- [SUPPLIED DATA]
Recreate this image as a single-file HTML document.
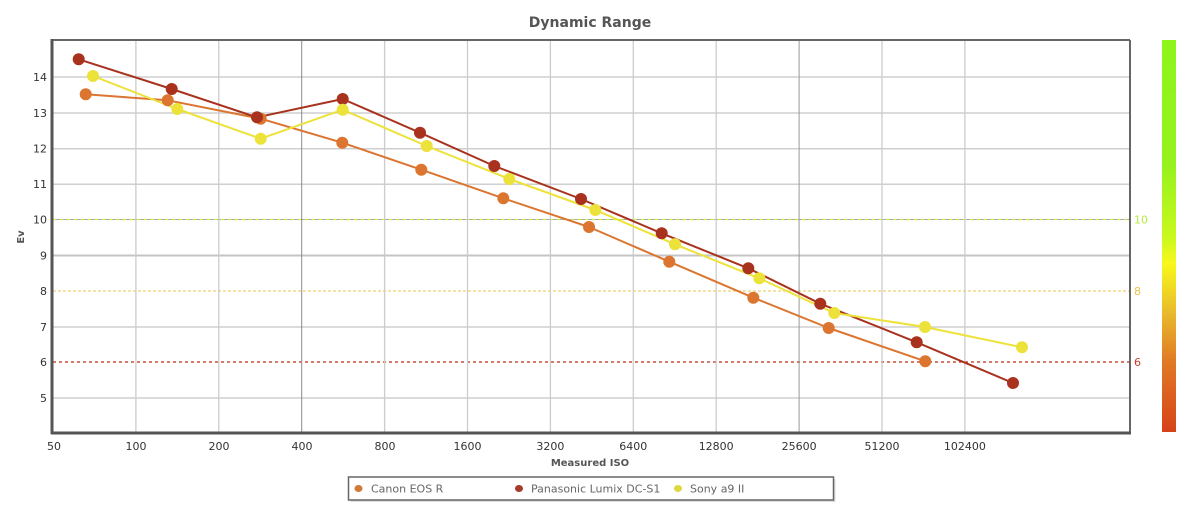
<!DOCTYPE html>
<html><head><meta charset="utf-8"><style>
html,body{margin:0;padding:0;background:#fff;}
svg{display:block;font-family:"DejaVu Sans","Liberation Sans",sans-serif;}
</style></head><body>
<svg width="1200" height="514" viewBox="0 0 1200 514" xmlns="http://www.w3.org/2000/svg">
<defs>
<linearGradient id="cb" x1="0" y1="0" x2="0" y2="1">
<stop offset="0" stop-color="#8ef41e"/>
<stop offset="0.32" stop-color="#96f21e"/>
<stop offset="0.5" stop-color="#c8f81e"/>
<stop offset="0.57" stop-color="#f8f81c"/>
<stop offset="0.7" stop-color="#e8b82c"/>
<stop offset="0.82" stop-color="#e07a24"/>
<stop offset="1" stop-color="#d6421a"/>
</linearGradient>
</defs>
<rect width="1200" height="514" fill="#fff"/>
<text x="590" y="27" text-anchor="middle" font-size="14" font-weight="bold" fill="#555">Dynamic Range</text>

<!-- horizontal grid -->
<g stroke="#cfcfcf" stroke-width="1.5">
<line x1="53" y1="77" x2="1130" y2="77"/>
<line x1="53" y1="113" x2="1130" y2="113"/>
<line x1="53" y1="148.7" x2="1130" y2="148.7"/>
<line x1="53" y1="184.3" x2="1130" y2="184.3"/>
<line x1="53" y1="255.5" x2="1130" y2="255.5" stroke="#c4c4c4" stroke-width="2"/>
<line x1="53" y1="327" x2="1130" y2="327"/>
<line x1="53" y1="398" x2="1130" y2="398"/>
</g>
<line x1="53" y1="219.5" x2="1130" y2="219.5" stroke="#aaa" stroke-width="1"/>
<line x1="53" y1="219.5" x2="1130" y2="219.5" stroke="#c8f040" stroke-width="1.2" stroke-dasharray="3,4"/>
<line x1="53" y1="291" x2="1130" y2="291" stroke="#f0d070" stroke-width="1.2" stroke-dasharray="3,2"/>
<line x1="53" y1="362" x2="1130" y2="362" stroke="#c02a10" stroke-width="1.2" stroke-dasharray="3,3"/>

<!-- vertical grid -->
<g stroke="#cccccc" stroke-width="1.3">
<line x1="135.9" y1="41" x2="135.9" y2="432"/>
<line x1="218.8" y1="41" x2="218.8" y2="432"/>
<line x1="301.7" y1="41" x2="301.7" y2="432" stroke="#8a8a8a" stroke-width="1"/>
<line x1="384.6" y1="41" x2="384.6" y2="432"/>
<line x1="467.5" y1="41" x2="467.5" y2="432"/>
<line x1="550.4" y1="41" x2="550.4" y2="432"/>
<line x1="633.3" y1="41" x2="633.3" y2="432"/>
<line x1="716.2" y1="41" x2="716.2" y2="432"/>
<line x1="799.1" y1="41" x2="799.1" y2="432" stroke="#999" stroke-width="1"/>
<line x1="882" y1="41" x2="882" y2="432"/>
<line x1="964.9" y1="41" x2="964.9" y2="432"/>
</g>

<!-- frame -->
<line x1="52" y1="40" x2="1130" y2="40" stroke="#666" stroke-width="2"/>
<line x1="1130" y1="40" x2="1130" y2="434" stroke="#666" stroke-width="2"/>
<line x1="52" y1="39" x2="52" y2="434" stroke="#555" stroke-width="3"/>
<line x1="51" y1="433" x2="1131" y2="433" stroke="#555" stroke-width="3"/>

<!-- y labels -->
<g font-size="11" fill="#333" text-anchor="end">
<text x="47" y="81">14</text>
<text x="47" y="117">13</text>
<text x="47" y="152.5">12</text>
<text x="47" y="188">11</text>
<text x="47" y="223.5">10</text>
<text x="47" y="259.5">9</text>
<text x="47" y="295">8</text>
<text x="47" y="331">7</text>
<text x="47" y="366">6</text>
<text x="47" y="402">5</text>
</g>
<text transform="translate(24,237) rotate(-90)" text-anchor="middle" font-size="10" font-weight="bold" fill="#555">Ev</text>

<!-- right labels -->
<g font-size="11">
<text x="1134" y="223.5" fill="#b4ec3c">10</text>
<text x="1134" y="295" fill="#eec24a">8</text>
<text x="1134" y="366" fill="#c4402a">6</text>
</g>

<!-- x labels -->
<g font-size="11" fill="#333" text-anchor="middle">
<text x="54" y="450">50</text>
<text x="136" y="450">100</text>
<text x="219" y="450">200</text>
<text x="302" y="450">400</text>
<text x="385" y="450">800</text>
<text x="467.5" y="450">1600</text>
<text x="550.4" y="450">3200</text>
<text x="633.3" y="450">6400</text>
<text x="716.2" y="450">12800</text>
<text x="799.1" y="450">25600</text>
<text x="882" y="450">51200</text>
<text x="964.9" y="450">102400</text>
</g>
<text x="590" y="466" text-anchor="middle" font-size="10" font-weight="bold" fill="#555">Measured ISO</text>

<!-- color bar -->
<rect x="1162" y="40" width="14" height="392" fill="url(#cb)"/>

<!-- series: Canon -->
<polyline fill="none" stroke="#db7530" stroke-width="2" stroke-linejoin="round" points="85.7,94.3 167.7,100.3 260.7,118.7 342.3,142.7 421.3,169.7 503.3,198.3 589,227 669.3,261.7 753.3,297.7 828.7,328 925.3,361.3"/>
<!-- Panasonic -->
<polyline fill="none" stroke="#a8321e" stroke-width="2" stroke-linejoin="round" points="78.7,59.3 171.7,89 257,117.3 342.7,99 420,132.7 494.3,166 581,199 661.7,233.3 748.3,268.3 820.3,303.7 916.7,342.3 1013,383"/>
<!-- Sony -->
<polyline fill="none" stroke="#ece23a" stroke-width="2" stroke-linejoin="round" points="93,76 177.3,109 260.7,138.7 342.7,109.7 426.7,146 509.3,179 595.3,210 675,244.3 759.3,278.3 834.3,313 925,327 1022,347.3"/>

<g fill="#db7530">
<circle cx="85.7" cy="94.3" r="6"/><circle cx="167.7" cy="100.3" r="6"/><circle cx="260.7" cy="118.7" r="6"/><circle cx="342.3" cy="142.7" r="6"/><circle cx="421.3" cy="169.7" r="6"/><circle cx="503.3" cy="198.3" r="6"/><circle cx="589" cy="227" r="6"/><circle cx="669.3" cy="261.7" r="6"/><circle cx="753.3" cy="297.7" r="6"/><circle cx="828.7" cy="328" r="6"/><circle cx="925.3" cy="361.3" r="6"/>
</g>
<g fill="#a8321e">
<circle cx="78.7" cy="59.3" r="6"/><circle cx="171.7" cy="89" r="6"/><circle cx="257" cy="117.3" r="6"/><circle cx="342.7" cy="99" r="6"/><circle cx="420" cy="132.7" r="6"/><circle cx="494.3" cy="166" r="6"/><circle cx="581" cy="199" r="6"/><circle cx="661.7" cy="233.3" r="6"/><circle cx="748.3" cy="268.3" r="6"/><circle cx="820.3" cy="303.7" r="6"/><circle cx="916.7" cy="342.3" r="6"/><circle cx="1013" cy="383" r="6"/>
</g>
<g fill="#ece23a">
<circle cx="93" cy="76" r="6"/><circle cx="177.3" cy="109" r="6"/><circle cx="260.7" cy="138.7" r="6"/><circle cx="342.7" cy="109.7" r="6"/><circle cx="426.7" cy="146" r="6"/><circle cx="509.3" cy="179" r="6"/><circle cx="595.3" cy="210" r="6"/><circle cx="675" cy="244.3" r="6"/><circle cx="759.3" cy="278.3" r="6"/><circle cx="834.3" cy="313" r="6"/><circle cx="925" cy="327" r="6"/><circle cx="1022" cy="347.3" r="6"/>
</g>

<!-- legend -->
<rect x="350.5" y="479" width="485" height="23" fill="#ddd"/>
<rect x="348.5" y="477" width="485" height="23" fill="#fff" stroke="#666" stroke-width="1.5"/>
<ellipse cx="358.5" cy="488.5" rx="4" ry="3.5" fill="#d07a3a"/>
<text x="371" y="492.5" font-size="11" fill="#666">Canon EOS R</text>
<ellipse cx="519" cy="488.5" rx="4" ry="3.5" fill="#a83a2a"/>
<text x="531" y="492.5" font-size="11" fill="#666">Panasonic Lumix DC-S1</text>
<ellipse cx="678" cy="488.5" rx="4" ry="3.5" fill="#e0d840"/>
<text x="690" y="492.5" font-size="11" fill="#666">Sony a9 II</text>
</svg>
</body></html>
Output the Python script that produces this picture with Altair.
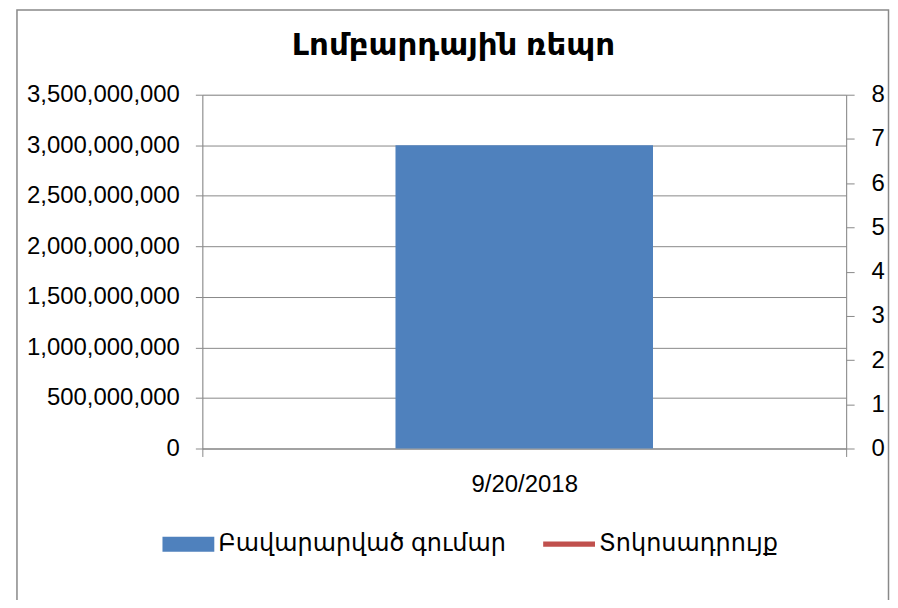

- [WHAT IS NEEDED]
Go over the data above and copy every line that has the word "this" in it.

- [SOLUTION TO THE EXERCISE]
Recreate this image as a single-file HTML document.
Output the Python script that produces this picture with Altair.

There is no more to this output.